Financial aid mulled for OFWs returning from Ebola countries
MANILA, Philippines—The Overseas Workers Welfare Administration plans to include Filipino workers returning from West African countries stricken with the deadly Ebola as beneficiaries of its Financial Relief Assistance Package, or FRAP, a one-time P10,000 cash aid originally intended for repatriates from strife-torn Libya.
This was disclosed to the Inquirer on Tuesday by OWWA officer-in-charge Josefino Torres, who said the agency’s expanded FRAP coverage “will be finalized” during its next board meeting in December.
Labor Secretary Rosalinda chairs the OWWA board. Agency administrator Rebecca Calzado, who also sits on the board, is on an official trip to the Middle East, along with Baldoz and Philippine Overseas Employment Administration chief Hans Leo Cacdac.
Torres said in an interview that “the inclusion of OFW repatriates from West Africa in the FRAP coverage will definitely be taken up in the next OWWA board meeting.”
“We only have a little less than 1,000 active members based in the Ebola-affected countries like Guinea, Liberia, Sierra Leone.
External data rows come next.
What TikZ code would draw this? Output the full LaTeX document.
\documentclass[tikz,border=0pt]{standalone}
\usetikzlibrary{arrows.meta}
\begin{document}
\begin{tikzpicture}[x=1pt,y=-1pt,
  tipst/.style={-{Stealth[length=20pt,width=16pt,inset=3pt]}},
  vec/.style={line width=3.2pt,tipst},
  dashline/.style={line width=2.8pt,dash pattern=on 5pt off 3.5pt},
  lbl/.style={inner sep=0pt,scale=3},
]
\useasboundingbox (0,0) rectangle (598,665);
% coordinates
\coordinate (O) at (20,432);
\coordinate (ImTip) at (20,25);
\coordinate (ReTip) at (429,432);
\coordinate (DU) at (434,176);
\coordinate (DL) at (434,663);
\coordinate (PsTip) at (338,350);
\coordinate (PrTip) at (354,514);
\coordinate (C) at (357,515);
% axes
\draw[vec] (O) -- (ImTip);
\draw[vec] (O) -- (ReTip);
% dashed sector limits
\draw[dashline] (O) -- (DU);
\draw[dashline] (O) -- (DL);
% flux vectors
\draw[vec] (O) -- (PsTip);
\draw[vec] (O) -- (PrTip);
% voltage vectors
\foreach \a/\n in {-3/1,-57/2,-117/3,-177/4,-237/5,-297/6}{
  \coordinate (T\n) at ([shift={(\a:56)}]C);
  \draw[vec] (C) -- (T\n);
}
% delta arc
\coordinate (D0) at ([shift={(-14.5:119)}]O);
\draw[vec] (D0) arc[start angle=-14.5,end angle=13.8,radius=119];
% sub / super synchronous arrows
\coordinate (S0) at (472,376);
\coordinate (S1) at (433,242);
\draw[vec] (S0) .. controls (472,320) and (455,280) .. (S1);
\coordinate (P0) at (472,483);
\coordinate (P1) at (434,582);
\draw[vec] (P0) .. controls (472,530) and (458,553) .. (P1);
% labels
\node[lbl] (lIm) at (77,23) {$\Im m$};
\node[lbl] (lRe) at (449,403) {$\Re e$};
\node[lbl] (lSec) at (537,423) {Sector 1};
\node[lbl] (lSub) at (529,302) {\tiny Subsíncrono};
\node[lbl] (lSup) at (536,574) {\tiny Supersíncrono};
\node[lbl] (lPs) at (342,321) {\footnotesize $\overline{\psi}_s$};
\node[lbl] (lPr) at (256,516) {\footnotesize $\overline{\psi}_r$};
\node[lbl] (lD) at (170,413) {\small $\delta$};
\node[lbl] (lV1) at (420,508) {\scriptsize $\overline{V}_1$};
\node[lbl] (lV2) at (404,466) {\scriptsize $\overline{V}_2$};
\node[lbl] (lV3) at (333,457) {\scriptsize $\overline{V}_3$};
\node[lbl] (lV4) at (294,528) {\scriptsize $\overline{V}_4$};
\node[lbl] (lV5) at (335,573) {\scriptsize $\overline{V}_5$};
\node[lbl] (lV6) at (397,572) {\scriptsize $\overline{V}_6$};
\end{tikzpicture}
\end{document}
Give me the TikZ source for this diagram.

When finalized, each OFW repatriate will also get the one-time emergency cash assistance of P10,000,” he said.
Baldoz earlier explained the grant was part of the government’s repatriation assistance program that aims to cushion the impact of unemployment and income displacement affecting Filipino migrant workers upon their repatriation— either mandatory or voluntary-—to the country.
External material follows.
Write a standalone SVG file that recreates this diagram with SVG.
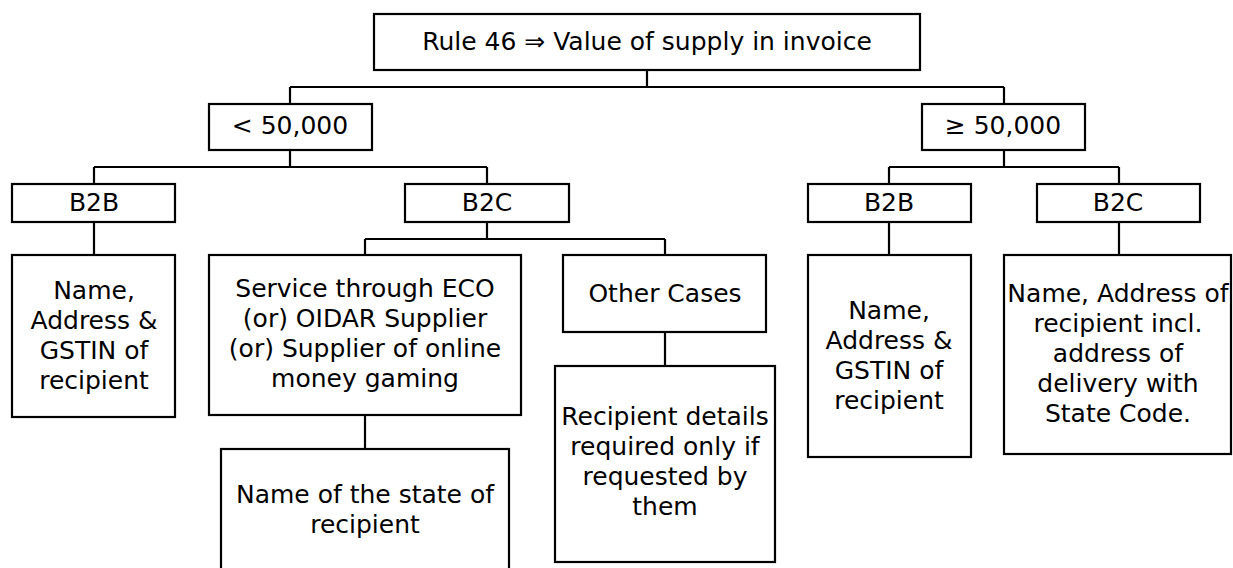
<svg xmlns="http://www.w3.org/2000/svg" width="1233" height="568" viewBox="0 0 1233 568">
<style>
.box{fill:#fff;stroke:#000;stroke-width:2.2}
.ln{fill:none;stroke:#000;stroke-width:2.2}
text{font-family:"DejaVu Sans","Liberation Sans",sans-serif;font-size:25px;fill:#000;text-anchor:middle}
</style>
<rect width="1233" height="568" fill="#fff"/>
<g id="connectors">
<path class="ln" d="M647,70V87M290,87H1004M290,87V104M1004,87V104"/>
<path class="ln" d="M290,150V167M94,167H487M94,167V184M487,167V184"/>
<path class="ln" d="M1004,150V167M889,167H1119M889,167V184M1119,167V184"/>
<path class="ln" d="M94,222V255M889,222V255M1119,222V255"/>
<path class="ln" d="M487,222V239M365,239H665M365,239V255M665,239V255"/>
<path class="ln" d="M365,415V449M665,332V366"/>
</g>
<g id="root"><rect class="box" x="374" y="14" width="546" height="56"/><text x="647" y="50">Rule 46 ⇒ Value of supply in invoice</text></g>
<g id="lt50"><rect class="box" x="209" y="104" width="163" height="46"/><text x="290" y="134">&lt; 50,000</text></g>
<g id="ge50"><rect class="box" x="922" y="104" width="163" height="46"/><text x="1003" y="134">≥ 50,000</text></g>
<g id="b2b-left"><rect class="box" x="12" y="184" width="163" height="38"/><text x="94" y="211">B2B</text></g>
<g id="b2c-left"><rect class="box" x="405" y="184" width="164" height="38"/><text x="487" y="211">B2C</text></g>
<g id="b2b-right"><rect class="box" x="808" y="184" width="163" height="38"/><text x="889" y="211">B2B</text></g>
<g id="b2c-right"><rect class="box" x="1037" y="184" width="163" height="38"/><text x="1118" y="211">B2C</text></g>
<g id="leaf-b2b-left"><rect class="box" x="12" y="255" width="163" height="162"/>
<text x="94" y="299">Name,</text><text x="94" y="329">Address &amp;</text><text x="94" y="359">GSTIN of</text><text x="94" y="389">recipient</text></g>
<g id="service"><rect class="box" x="209" y="255" width="312" height="160"/>
<text x="365" y="297">Service through ECO</text><text x="365" y="327">(or) OIDAR Supplier</text><text x="365" y="357">(or) Supplier of online</text><text x="365" y="387">money gaming</text></g>
<g id="other"><rect class="box" x="563" y="255" width="203" height="77"/><text x="665" y="302">Other Cases</text></g>
<g id="state"><rect class="box" x="221" y="449" width="288" height="125"/>
<text x="365" y="503">Name of the state of</text><text x="365" y="533">recipient</text></g>
<g id="recipient"><rect class="box" x="555" y="366" width="220" height="196"/>
<text x="665" y="425">Recipient details</text><text x="665" y="455">required only if</text><text x="665" y="485">requested by</text><text x="665" y="515">them</text></g>
<g id="leaf-b2b-right"><rect class="box" x="808" y="255" width="163" height="202"/>
<text x="889" y="319">Name,</text><text x="889" y="349">Address &amp;</text><text x="889" y="379">GSTIN of</text><text x="889" y="409">recipient</text></g>
<g id="leaf-b2c-right"><rect class="box" x="1004" y="255" width="227" height="199"/>
<text x="1118" y="302">Name, Address of</text><text x="1118" y="332">recipient incl.</text><text x="1118" y="362">address of</text><text x="1118" y="392">delivery with</text><text x="1118" y="422">State Code.</text></g>
</svg>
The OWWA board issued a resolution allowing the inclusion of OFWs who voluntarily left Libya during the period May 29 to July 19 in the FRAP program.
Prior to the directive, only OFWs who availed themselves of the government’s mandatory repatriation program from July 20 onward were entitled to the cash aid.
Before Crisis Alert Level 4, which called for a mandatory evacuation, was raised by the Department of Foreign Affairs, less than 1,000 Filipinos left the north African nation voluntarily.
This prompted both the DFA and the Department of Labor and Employment to repeatedly appeal to migrant workers to come home.
Baldoz directed Calzado to “see to it that the repatriates’ plans after coming home are identified so the DOLE can focus on the necessary assistance to be given.”
Meanwhile, a copy of an OWWA report furnished this paper showed that on Nov. 21, the agency released P47.04 million in FRAP funds to 4,704 OFW repatriates from Libya.